Nearly all that money was donated to the effort through the Carson City Library Foundation.

But contrary to what some people think, both the head of the foundation and Steve Neighbors, the driving force behind the Carson Nugget's City Center project, say none of that cash came from the Nugget or the Hop and Mae Adams Foundation.

Library foundation head Sev Carlson said the committee's money was raised through fundraising efforts and donations from individuals and businesses over the years since the foundation was created in 1986, and not just Nugget money.

Neighbors said the Nugget's major spending will be on the City Center project that will be built adjacent to the library, saying the two projects aren't one and the same.

"The City Center Project is not the library project," said Neighbors. "The library is a small portion of the City Center Project."

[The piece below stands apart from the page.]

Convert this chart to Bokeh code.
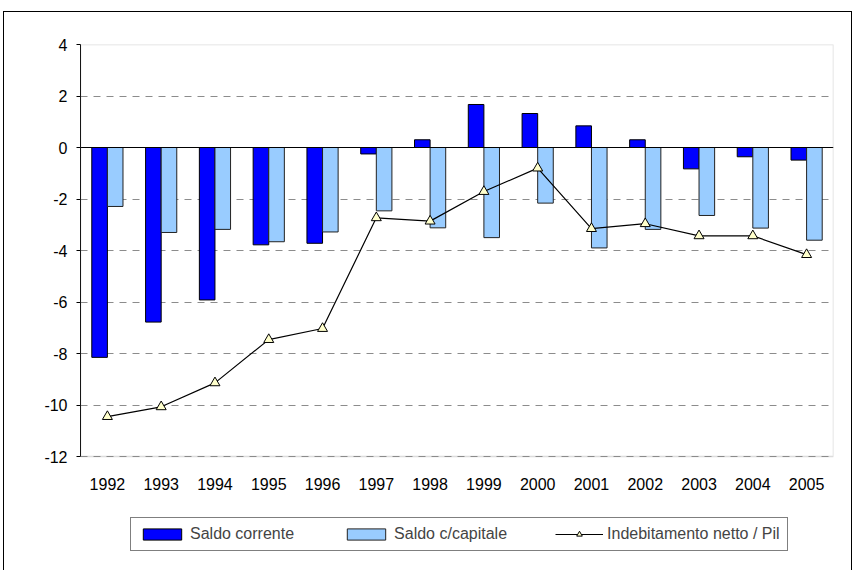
from bokeh.plotting import figure
from bokeh.models import (FactorRange, Range1d, FixedTicker, Legend, LegendItem, Span,
                          ColumnDataSource, BoxAnnotation, LabelSet)
from bokeh.core.properties import value
from bokeh.transform import dodge
from bokeh.embed import file_html
from bokeh.resources import INLINE

years = ["1992", "1993", "1994", "1995", "1996", "1997", "1998",
         "1999", "2000", "2001", "2002", "2003", "2004", "2005"]
saldo_corrente = [-8.15, -6.78, -5.92, -3.78, -3.72, -0.25, 0.30,
                  1.67, 1.32, 0.84, 0.30, -0.83, -0.36, -0.49]
saldo_capitale = [-2.29, -3.30, -3.18, -3.66, -3.28, -2.46, -3.12,
                  -3.50, -2.16, -3.90, -3.18, -2.64, -3.13, -3.60]
indebitamento = [-10.45, -10.07, -9.14, -7.46, -7.03, -2.73, -2.86,
                 -1.71, -0.80, -3.15, -2.96, -3.43, -3.43, -4.16]
y_ticks = [-12, -10, -8, -6, -4, -2, 0, 2, 4]

FONT = "Liberation Sans"
Y_MIN, Y_MAX = -12, 4
PLOT_H = 412          # height of the value area in px
FRAME_H = 526         # frame also hosts the legend below the value area
y_start = Y_MAX - (Y_MAX - Y_MIN) * FRAME_H / PLOT_H

src = ColumnDataSource(dict(x=years, sc=saldo_corrente, sk=saldo_capitale, ind=indebitamento))

p = figure(x_range=FactorRange(*years), y_range=Range1d(y_start, Y_MAX),
           frame_width=753, frame_height=FRAME_H,
           min_border_left=76, min_border_right=18, min_border_top=32, min_border_bottom=0,
           output_backend="svg", toolbar_location=None)
p.styles = {"border-top": "1px solid black", "border-left": "1px solid black",
            "border-right": "1px solid black", "margin-top": "11px", "margin-left": "3px"}

bw = 0.29
r1 = p.vbar(x=dodge("x", -bw / 2, range=p.x_range), top="sc", width=bw, source=src,
            fill_color="#0000FF", line_color="black", line_width=1)
r2 = p.vbar(x=dodge("x", bw / 2, range=p.x_range), top="sk", width=bw, source=src,
            fill_color="#99CCFF", line_color="#222222", line_width=1)

p.add_layout(Span(location=0, dimension="width", line_color="black", line_width=1))

r3 = p.line(x="x", y="ind", source=src, line_color="black", line_width=1.2)
r4 = p.scatter(x="x", y="ind", source=src, marker="triangle", size=10,
               fill_color="#FFFFCC", line_color="black", line_width=1)

# plot-area border (grey) spanning the value area only
p.add_layout(BoxAnnotation(bottom=Y_MIN, top=Y_MAX, fill_alpha=0, fill_color=None,
                           line_color="#8c8c8c", line_width=1.5))

# y axis
p.yaxis.ticker = FixedTicker(ticks=y_ticks)
p.yaxis.bounds = (Y_MIN, Y_MAX)
p.yaxis.major_label_overrides = {t: str(t) for t in y_ticks}
p.yaxis.axis_line_color = "black"
p.yaxis.major_tick_line_color = "black"
p.yaxis.major_tick_out = 4
p.yaxis.major_tick_in = 0
p.yaxis.minor_tick_line_color = None
p.yaxis.major_label_standoff = 9
p.yaxis.major_label_text_font = FONT
p.yaxis.major_label_text_font_size = "16px"
p.yaxis.major_label_text_color = "black"

# category labels under the value area
p.xaxis.visible = False
p.add_layout(LabelSet(x="x", y=Y_MIN, text="x", source=src, y_offset=-27,
                      text_align="center", text_baseline="middle",
                      text_font=value(FONT), text_font_size=value("16px"),
                      text_color="black"))

p.xgrid.grid_line_color = None
p.ygrid.grid_line_color = "#8c8c8c"
p.ygrid.grid_line_dash = "7 6"
p.ygrid.grid_line_width = 1

p.outline_line_color = None
p.background_fill_color = "white"
p.border_fill_color = "white"

legend = Legend(items=[
    LegendItem(label="Saldo corrente", renderers=[r1]),
    LegendItem(label="Saldo c/capitale", renderers=[r2]),
    LegendItem(label="Indebitamento netto / Pil", renderers=[r3, r4]),
], orientation="horizontal", location=(50, 19), padding=7, spacing=48,
    glyph_width=48, glyph_height=14, label_standoff=4,
    label_text_font=FONT, label_text_font_size="16px",
    border_line_color="black", border_line_width=1, margin=0)
p.add_layout(legend, "center")

open("out.html", "w").write(file_html(p, INLINE))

The ballot question asks Carson City voters to support raising the sales tax in the capital a quarter-cent to pay off some $28.8 million in bonds that would build the downtown library and adjacent plaza. That project would be constructed on land donated by the Nugget behind the existing casino.

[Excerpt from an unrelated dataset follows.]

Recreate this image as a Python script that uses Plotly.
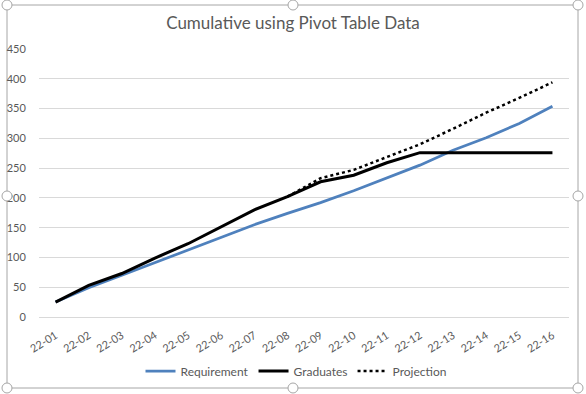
import plotly.graph_objects as go

categories = ["22-01","22-02","22-03","22-04","22-05","22-06","22-07","22-08",
              "22-09","22-10","22-11","22-12","22-13","22-14","22-15","22-16"]
requirement = [25, 49, 70, 91, 112, 134, 155, 174, 192, 212, 234, 255, 280, 301, 325, 354]
graduates = [25, 53, 73, 99, 123, 152, 180, 202, 227, 238, 259, 276, 276, 276, 276, 276]
projection = [None, None, None, None, None, None, None, 202, 233, 247, 268, 290, 316, 343, 368, 394]
y_ticks = [0, 50, 100, 150, 200, 250, 300, 350, 400, 450]

FONT = "Lato, 'Open Sans', sans-serif"
GREY = "#595959"

fig = go.Figure()
fig.add_trace(go.Scatter(x=categories, y=requirement, name="Requirement", mode="lines",
                         line=dict(color="#4F81BD", width=2.75)))
fig.add_trace(go.Scatter(x=categories, y=graduates, name="Graduates", mode="lines",
                         line=dict(color="#000000", width=3)))
fig.add_trace(go.Scatter(x=categories, y=projection, name="Projection", mode="lines",
                         line=dict(color="#000000", width=2.5, dash="dot"),
                         connectgaps=False))

L, R, T, B = 39, 17, 49, 77
W, H = 586, 394
pw, ph = W - L - R, H - T - B

def px(xp):
    return (xp - L) / pw

def py(yp):
    return (H - B - yp) / ph

shapes = [dict(type="rect", xref="paper", yref="paper",
               x0=px(7), x1=px(578), y0=py(388), y1=py(5),
               line=dict(color="#A6A6A6", width=1), layer="below")]
for hx, hy in [(7, 5), (293, 5), (578, 5), (7, 196), (578, 196), (7, 388), (293, 388), (578, 388)]:
    r = 5
    shapes.append(dict(type="circle", xref="paper", yref="paper",
                       x0=px(hx - r), x1=px(hx + r), y0=py(hy + r), y1=py(hy - r),
                       line=dict(color="#A6A6A6", width=1), fillcolor="white"))

fig.update_layout(
    width=W, height=H,
    margin=dict(l=L, r=R, t=T, b=B, autoexpand=False),
    paper_bgcolor="white", plot_bgcolor="white",
    title=dict(text="Cumulative using Pivot Table Data", x=293 / W,
               xanchor="center", y=1 - 23 / H, yanchor="middle",
               font=dict(family=FONT, size=17, color=GREY)),
    font=dict(family=FONT, size=11, color=GREY),
    xaxis=dict(type="category", range=[-0.5, 15.5], tickangle=-32, showgrid=False,
               showline=False, automargin=False,
               ticks="outside", ticklen=7, tickcolor="rgba(0,0,0,0)",
               tickfont=dict(size=11, color=GREY)),
    yaxis=dict(range=[0, 450], tickvals=y_ticks, showgrid=True, gridcolor="#D9D9D9",
               gridwidth=1, zeroline=True, zerolinecolor="#D9D9D9", zerolinewidth=1,
               showline=False, automargin=False,
               ticks="outside", ticklen=10, tickcolor="rgba(0,0,0,0)",
               tickfont=dict(size=11, color=GREY)),
    legend=dict(orientation="h", x=px(296), xanchor="center", y=py(371), yanchor="middle",
                font=dict(size=12, color=GREY), bgcolor="rgba(0,0,0,0)"),
    showlegend=True,
    shapes=shapes,
)

fig.write_html("out.html", config={"displayModeBar": False},
               post_script="document.body.style.margin='0';document.body.style.padding='0';")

City Center is the Nugget's planned downtown complex that would, as Neighbors put it, "wrap around" the library including commercial space for business, a garage and extensive remodel of the Nugget to provide convention space and attract business downtown.

Carlson said the Nugget and Adams foundation have contributed substantial amounts to the library foundation, but for specific purposes such as the $100,000 from Mae Adams to pay for architectural design and planning for the library.

Neighbors said the Nugget foundation gave the library foundation money to help get federal grants for computer equipment and other such things that will be included in the new library but not to support the efforts to pass the ballot question.

"We haven't been funding some big political campaign," said Neighbors. "All the money we've given has been slated to specific things."

The political action committee, called the Committee for a Proud and Prosperous Capital City, used the money for extensive advertising, mailers, printing of signs and posters among other things to help explain and win community support for the project.

Their total spending on the effort won't be known until after the election when their final report is filed with the secretary of state.